Tormenting the big man with the drop shot, Dzumhur won 30 of 38 trips to net compared to 29 of 67 net points for Zverev, who was often dragged forward chasing droppers.

 

Serving for the fourth round at 6-5, Dzumhur saw the finish line in sight and was staggered by nerves.

 

A jittery 90-second serve game ended with Dzumhur slapping a shot into net donating the break at love and bringing on the tie break.

 

“It was really a special, special moment,” Dzumhur said of the battle. “I felt the whole energy from the crowd. Unfortunately, I had chances didn’t use it.

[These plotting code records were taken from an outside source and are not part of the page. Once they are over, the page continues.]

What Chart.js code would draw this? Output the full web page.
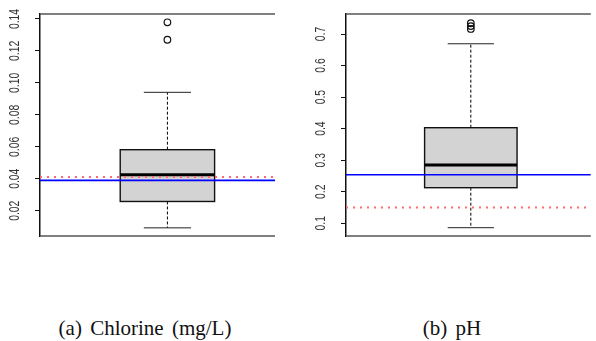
<!DOCTYPE html>
<html>
<head>
<meta charset="utf-8">
<script src="https://cdn.jsdelivr.net/npm/chart.js@4.4.0/dist/chart.umd.min.js"></script>
<style>
  html, body { margin: 0; padding: 0; background: #fff; }
  #wrap { position: relative; width: 596px; height: 341px; overflow: hidden; }
  canvas { position: absolute; top: 0; }
  .cap { position: absolute; top: 318px; width: 220px; height: 20px; line-height: 20px;
         text-align: center; font-family: "Liberation Serif", "Times New Roman", serif;
         font-size: 21px; word-spacing: 3px; color: #111; white-space: nowrap; }
</style>
</head>
<body>
<div id="wrap">
  <canvas id="chlorine" width="296" height="250" style="left:0"></canvas>
  <canvas id="ph" width="300" height="250" style="left:296px"></canvas>
  <div class="cap" style="left:35px">(a) Chlorine (mg/L)</div>
  <div class="cap" style="left:342px">(b) pH</div>
</div>
<script>
// box stats: lower whisker, Q1, median, Q3, upper whisker
const chlorineStats = [0.0093, 0.0258, 0.0425, 0.0582, 0.0941];
const chlorineOutliers = [0.1379, 0.1270];
const chlorineBlue = 0.0390;
const chlorineRed = 0.0411;
const chlorineTicks = [0.02, 0.04, 0.06, 0.08, 0.10, 0.12, 0.14];
const chlorineRange = [0.0042, 0.1431];

const phStats = [0.086, 0.2128, 0.2848, 0.403, 0.669];
const phOutliers = [0.734, 0.725, 0.716];
const phBlue = 0.254;
const phRed = 0.15;
const phTicks = [0.1, 0.2, 0.3, 0.4, 0.5, 0.6, 0.7];
const phRange = [0.0597, 0.7634];

// draws the box, whiskers, frame and rotated tick labels using the chart scales
const boxPlugin = {
  id: 'boxplot',
  beforeDatasetsDraw(chart, args, opts) {
    const ctx = chart.ctx, x = chart.scales.x, y = chart.scales.y;
    const s = opts.stats;
    const xl = x.getPixelForValue(0.8), xr = x.getPixelForValue(1.2), xc = x.getPixelForValue(1);
    const cl = x.getPixelForValue(0.9), cr = x.getPixelForValue(1.1);
    ctx.save();
    // whiskers
    ctx.strokeStyle = '#000';
    ctx.lineWidth = 1;
    ctx.setLineDash([3, 2]);
    ctx.beginPath();
    ctx.moveTo(xc, y.getPixelForValue(s[3]));
    ctx.lineTo(xc, y.getPixelForValue(s[4]));
    ctx.moveTo(xc, y.getPixelForValue(s[1]));
    ctx.lineTo(xc, y.getPixelForValue(s[0]));
    ctx.stroke();
    ctx.setLineDash([]);
    ctx.beginPath();
    ctx.moveTo(cl, y.getPixelForValue(s[4]));
    ctx.lineTo(cr, y.getPixelForValue(s[4]));
    ctx.moveTo(cl, y.getPixelForValue(s[0]));
    ctx.lineTo(cr, y.getPixelForValue(s[0]));
    ctx.strokeStyle = '#222';
    ctx.stroke();
    // box
    const yt = y.getPixelForValue(s[3]), yb = y.getPixelForValue(s[1]);
    ctx.fillStyle = '#d3d3d3';
    ctx.fillRect(xl, yt, xr - xl, yb - yt);
    ctx.strokeStyle = '#111';
    ctx.lineWidth = 1.4;
    ctx.strokeRect(xl, yt, xr - xl, yb - yt);
    // median
    ctx.lineWidth = 3;
    ctx.strokeStyle = '#000';
    ctx.beginPath();
    ctx.moveTo(xl, y.getPixelForValue(s[2]));
    ctx.lineTo(xr, y.getPixelForValue(s[2]));
    ctx.stroke();
    ctx.restore();
  },
  afterDraw(chart, args, opts) {
    const ctx = chart.ctx, a = chart.chartArea, y = chart.scales.y;
    ctx.save();
    // top and bottom of the frame
    ctx.strokeStyle = '#555';
    ctx.lineWidth = 1.5;
    ctx.beginPath();
    ctx.moveTo(a.left, a.top);
    ctx.lineTo(a.right, a.top);
    ctx.moveTo(a.left, a.bottom);
    ctx.lineTo(a.right, a.bottom);
    ctx.stroke();
    // rotated tick labels
    ctx.fillStyle = '#333';
    ctx.font = '14px "Liberation Sans", Arial, sans-serif';
    ctx.textAlign = 'center';
    ctx.textBaseline = 'middle';
    y.ticks.forEach(t => {
      ctx.save();
      ctx.translate(a.left - 25, y.getPixelForValue(t.value));
      ctx.rotate(-Math.PI / 2);
      ctx.scale(0.74, 1);
      ctx.fillText(t.value.toFixed(opts.decimals), 0, 0);
      ctx.restore();
    });
    ctx.restore();
  }
};

function makeChart(id, stats, outliers, blue, red, ticks, range, xMax, axisWidth, padRight, decimals) {
  const xMin = 0.46;
  new Chart(document.getElementById(id), {
    type: 'scatter',
    data: {
      datasets: [
        {
          data: outliers.map(v => ({ x: 1, y: v })),
          pointStyle: 'circle',
          pointRadius: 3.3,
          borderColor: '#111',
          backgroundColor: 'rgba(0,0,0,0)',
          borderWidth: 1.2
        },
        {
          type: 'line',
          data: [{ x: xMin, y: blue }, { x: xMax, y: blue }],
          borderColor: '#0000ff',
          borderWidth: 1.6,
          pointRadius: 0
        },
        {
          type: 'line',
          data: [{ x: xMin, y: red }, { x: xMax, y: red }],
          borderColor: '#ff6a6a',
          borderWidth: 2,
          borderDash: [2, 5],
          pointRadius: 0
        }
      ]
    },
    options: {
      responsive: false,
      animation: false,
      devicePixelRatio: 1,
      layout: { padding: { top: 14, bottom: 14, left: 0, right: padRight } },
      plugins: {
        legend: { display: false },
        tooltip: { enabled: false },
        boxplot: { stats: stats, decimals: decimals }
      },
      scales: {
        x: { type: 'linear', min: xMin, max: xMax, display: false },
        y: {
          type: 'linear',
          min: range[0],
          max: range[1],
          afterBuildTicks: s => { s.ticks = ticks.map(v => ({ value: v })); },
          afterFit: s => { s.width = axisWidth; },
          ticks: { display: false },
          grid: { drawOnChartArea: false, drawTicks: true, tickLength: 5, color: '#111', lineWidth: 1 },
          border: { display: true, color: '#111', width: 1.5 }
        }
      }
    },
    plugins: [boxPlugin]
  });
}

makeChart('chlorine', chlorineStats, chlorineOutliers, chlorineBlue, chlorineRed, chlorineTicks, chlorineRange, 1.456, 40, 21, 2);
makeChart('ph', phStats, phOutliers, phBlue, phRed, phTicks, phRange, 1.519, 50, 0, 1);
</script>
</body>
</html>
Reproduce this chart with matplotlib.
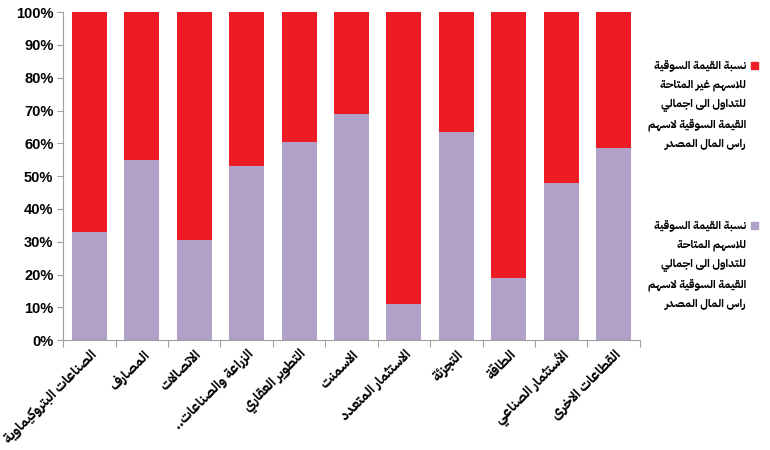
import numpy as np
import matplotlib
matplotlib.use("Agg")
import matplotlib.pyplot as plt
from matplotlib.patches import Rectangle

# --- data ---------------------------------------------------------------
sectors = ["الصناعات البتروكيماوية", "المصارف", "الاتصالات", "الزراعة والصناعات..",
           "التطوير العقاري", "الاسمنت", "الاستثمار المتعدد", "التجزئة", "الطاقة",
           "الأستثمار الصناعي", "القطاعات الاخرى"]
available_pct = [33, 55, 30.5, 53, 60.5, 69, 11, 63.5, 19, 48, 58.5]
unavailable_pct = [100 - v for v in available_pct]
legend_unavail = ["نسبة القيمة السوقية", "للاسهم غير المتاحة", "للتداول الى اجمالي",
                  "القيمة السوقية لاسهم", "راس المال المصدر"]
legend_avail = ["نسبة القيمة السوقية", "للاسهم المتاحة", "للتداول الى اجمالي",
                "القيمة السوقية لاسهم", "راس المال المصدر"]

RED, PURPLE = "#ED1C24", "#B1A0C7"
AR_FONT = ["IBM Plex Sans Arabic", "Tajawal", "DejaVu Sans"]


# --- tiny arabic shaper (matplotlib has no complex text layout) ----------
def _forms():
    # (letter, number of presentation forms) in Unicode order, FE80 onwards
    seq = [("ء", 1), ("آ", 2), ("أ", 2), ("ؤ", 2), ("إ", 2), ("ئ", 4), ("ا", 2), ("ب", 4),
           ("ة", 2), ("ت", 4), ("ث", 4), ("ج", 4), ("ح", 4), ("خ", 4), ("د", 2), ("ذ", 2),
           ("ر", 2), ("ز", 2), ("س", 4), ("ش", 4), ("ص", 4), ("ض", 4), ("ط", 4), ("ظ", 4),
           ("ع", 4), ("غ", 4), ("ف", 4), ("ق", 4), ("ك", 4), ("ل", 4), ("م", 4), ("ن", 4),
           ("ه", 4), ("و", 2), ("ى", 2), ("ي", 4)]
    out, cp = {}, 0xFE80
    for ch, n in seq:
        out[ch] = (cp, n)
        cp += n
    return out

FORMS = _forms()
LAMALEF = {"آ": 0xFEF5, "أ": 0xFEF7, "إ": 0xFEF9, "ا": 0xFEFB}


def shape(s):
    res = []
    i = 0
    def dual(c):
        return c in FORMS and FORMS[c][1] == 4
    def joins(c):
        return c in FORMS and FORMS[c][1] > 1
    while i < len(s):
        c = s[i]
        prev = s[i - 1] if i > 0 else ""
        nxt = s[i + 1] if i + 1 < len(s) else ""
        if c not in FORMS:
            res.append(c); i += 1; continue
        if c == "ل" and nxt in LAMALEF:
            res.append(chr(LAMALEF[nxt] + (1 if dual(prev) else 0)))
            i += 2; continue
        base, n = FORMS[c]
        r = dual(prev)
        l = n == 4 and joins(nxt)
        if n == 1:
            g = base
        elif n == 2:
            g = base + (1 if r else 0)
        else:
            g = base + (3 if (r and l) else 2 if l else 1 if r else 0)
        res.append(chr(g)); i += 1
    return "".join(res)[::-1]


plt.rcParams["font.family"] = ["Liberation Sans", "DejaVu Sans"]
fig = plt.figure(figsize=(7.7, 4.5), dpi=100)
ax = fig.add_axes([0.082, 0.244, 0.749, 0.729])

x = np.arange(len(sectors))
ax.bar(x, available_pct, width=0.67, color=PURPLE)
ax.bar(x, unavailable_pct, width=0.67, bottom=available_pct, color=RED)

ax.set_xlim(-0.5, len(sectors) - 0.5)
ax.set_ylim(0, 100)
ax.set_yticks(np.arange(0, 101, 10))
ax.set_yticklabels([f"{v}%" for v in range(0, 101, 10)], fontsize=10.5, fontweight="bold")
ax.set_xticks(np.arange(-0.5, len(sectors), 1.0))
ax.set_xticklabels([])
ax.set_xticks(x, minor=True)
ax.set_xticklabels([shape(s) for s in sectors], minor=True, rotation=45, ha="right",
                   rotation_mode="anchor", fontsize=10, fontweight="bold", family=AR_FONT)
ax.tick_params(axis="x", which="minor", length=0, pad=5)
ax.tick_params(axis="x", which="major", length=5, color="#A0A0A0")
ax.tick_params(axis="y", length=4, color="#A0A0A0", pad=3)
for sp in ["top", "right"]:
    ax.spines[sp].set_visible(False)
for sp in ["left", "bottom"]:
    ax.spines[sp].set_color("#A0A0A0")

# legend drawn by hand: right aligned arabic text, square marker on the right,
# one text per line so the line pitch stays even (20 px)
for lines, col, ycen in [(legend_unavail, RED, 65), (legend_avail, PURPLE, 225)]:
    for k, t in enumerate(lines):
        fig.text(746 / 770, 1 - (ycen + 20 * k) / 450, shape(t), ha="right", va="center",
                 fontsize=8.2, fontweight="bold", family=AR_FONT)
    fig.patches.append(Rectangle((751 / 770, 1 - (ycen + 3.5) / 450), 7 / 770, 7 / 450,
                                 color=col, transform=fig.transFigure, figure=fig))

fig.savefig("out.png", dpi=100)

I’m pretty sure I will take more from this loss than any of the other losses.”

 

New life pumped new attitude into Zverev.

 

Thumping shots more vigorously, Zverev reeled off five straight points for 5-1.

 

Sticking a forehand down the line inside the sideline, Zverev took the fourth-set tiebreak to force the final set after two hours, 53 minutes.

 

Showing his creativity under severe pressure, Dzumhur pulled off a surprise serve-and-half volley play then used another drop shot to deny break point standing tall for 5-4.

 

Staring down match point at 30-40, Zverev kicked a shoulder-high serve out wide to save it. Withstanding the stress test, Zverev held to level after 10 games.

 

Increasingly, each Dzumhur service game became a war of attrition. Reading the drop shot, Zverev burst up to the ball quickly, sliced a deep backhand reply then used every each of his expansive reach to knock off the volley.

 

That eruption gave Zverev the break and a 6-5 lead. A flat backhand down line coaxed a running forehand for match point.

 

When Dzumhur sailed one final forehand, Zverev was through to his first French Open fourth round throwing one more uppercut in the air to celebrate.